Sunday, June 05, 2011

Gorongosa Adventures





MCC Mozambique Team




Despite the long 26-hour trip back to Maputo, I want to write a little bit about the wonderful time we actually did have in Sofala Province which indeed is the reason that we were able to handle with patience the long trip afterwards. We were to have team meetings in Beira like we usually do every 3 months but this time, on someone's suggestion, which I might add was wonderful, we decided to spend some time at a camp just outside Gorongosa Park and have our meetings in this rural bush setting. For those of you who do not know, Gorongosa Park is probably the best game reserve in Mozambique and if it weren't for the war, it would be one of the best parks in Southern Africa if not Africa for seeing game. At this point you can see warthogs, baboons, vervet monkeys and any number of antelope and gazelle. The lions and elephants are coming back and the setting is very much more rugged and wild than anywhere else I have been in southern Africa and the vegetation and forest savannah beautiful. The park borders Gorongosa Mountain which is unique in its own right. It is a single mountain in the middle of flat savannah plains but full of wildlife and a unique forest on top.




We spent our time in a camp run by a South African couple just outside the park. They are working on there registration for there tourist business and so they have lived Swiss Family Robinson style in a house that looks like a labrynth beautifully made of bamboo, reeds and grasses while they build there more permanent house. The bamboo opens up to room after room as you walk back with furniture and paintings that look like it came from 'Out of Africa'. It is in the middle of the forest and quiet but completely open. Anyone could walk in and not be noticed and there is no security. I asked Piet how they can live without walls or security remembering the gangs of thieves that used to scare us in Gondola, which is only 2 hours drive away. He said they have been here 8 years and nothing ever happened to give them concern. They get along excellently with the neighboring communities who offer them protection and the community benefits because their land is protected from logging companies that want to come in and exploit the land. This is conservation and tourism at its best.




They have a number of daughters and one of them is in charge of tourist trips. She speaks Portuguese, Afrikaans, Sena and English with perfection and is as comfortable with the locals as she is with us, running around in barefeet all day. She is 16 and has been driving since she was 11. The government tried to stop her at one point but they realized she is a better driver than a lot of other locals and so she drives for the government people as well.
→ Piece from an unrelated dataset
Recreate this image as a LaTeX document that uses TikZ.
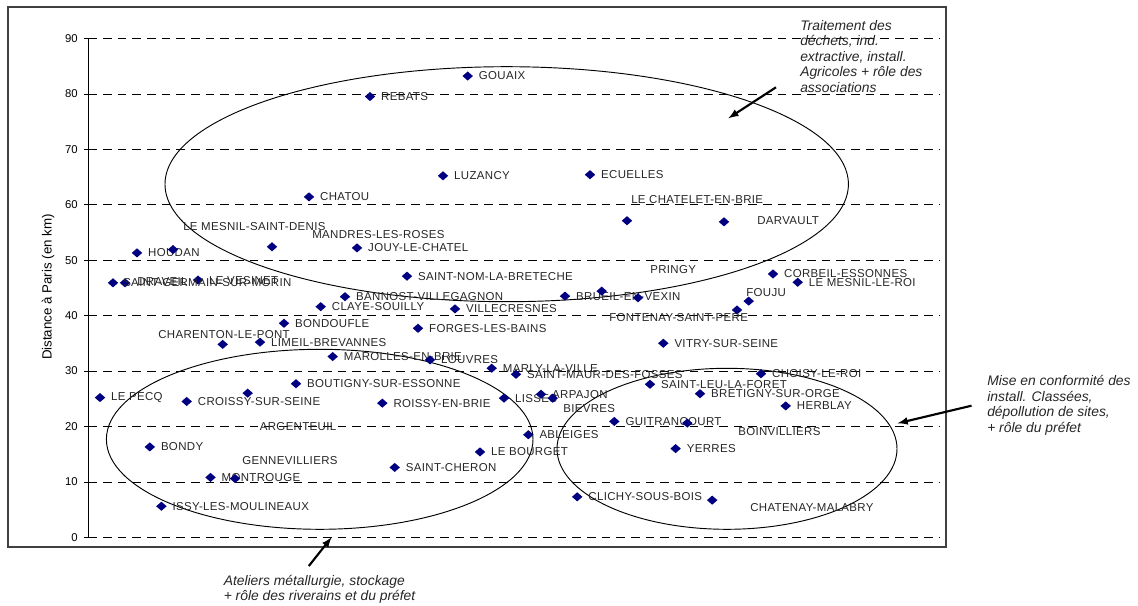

What an amazing life. She took us one evening to see the stunning sunset over the Pungue River valley. I had been there before with Brooke and Sara but this time we had food, soda and a guitar. As the song goes,"No storm can shake my inmost calm, while to that rock I'm clinging. If love is Lord of heaven and earth, I cannot keep from singing." So we sang.






Nadia and I above the Pungue River Valley












Jenny, Nadia and Melanie in the Sunset



Jon and I hiked up a steep footpath about 50-100 meters up to the top of the fall. We did it in barefeet and I was seriously precarious at times. I felt like I was in virgin territory exploring the deep of the jungle in a remote corner of the world. Actually, we were. This is little known territory but is sure to be known as the tourism grows in Mozambique. The rest took turns jumping into the cold water. I have done that enough in my life, I decided I did not need to do it this time. We all ate lunch there at the waterfall.





Waterfall. Can you find Jon?



On Gorongosa Mountain trail to the Waterfall



Each day we ate lunch and dinner together which was cooked by the mother in the bamboo house. It was some of the most amazing meals I have ever had. Especially the gazelle stir fry. We slept in tents with hot showers and spent the evenings sitting around the campfire, playing guitar and laughing. The last evening we spent with Piet and Ria but I was so exhausted that I did not get to talk much. Piet said my face looked familiar from my days in Chimioio. He must have seen me in town somewhere. That made me miss Chimoio so much. If we still lived there we could easily come visit them for vacation.




Amazing Dinners




On Saturday we had a very meaningful worship service and communion together with Piet and Ria. Piet became a Christian sometime in the 90s and they are very humble people. They are also working some with conservation agriculture so we will probably connect in the future now that MCC has translated some materials. They have a heart for the community around them and that is so good to see.

We all voted that we would love to come back to this place. We felt so refreshed spiritually, emotionally and physically that going back on the 26 hour trip to Maputo was not as bad as it could have been. It teaches me once again how important it is to take care of ourselves when doing the kind of work we are doing.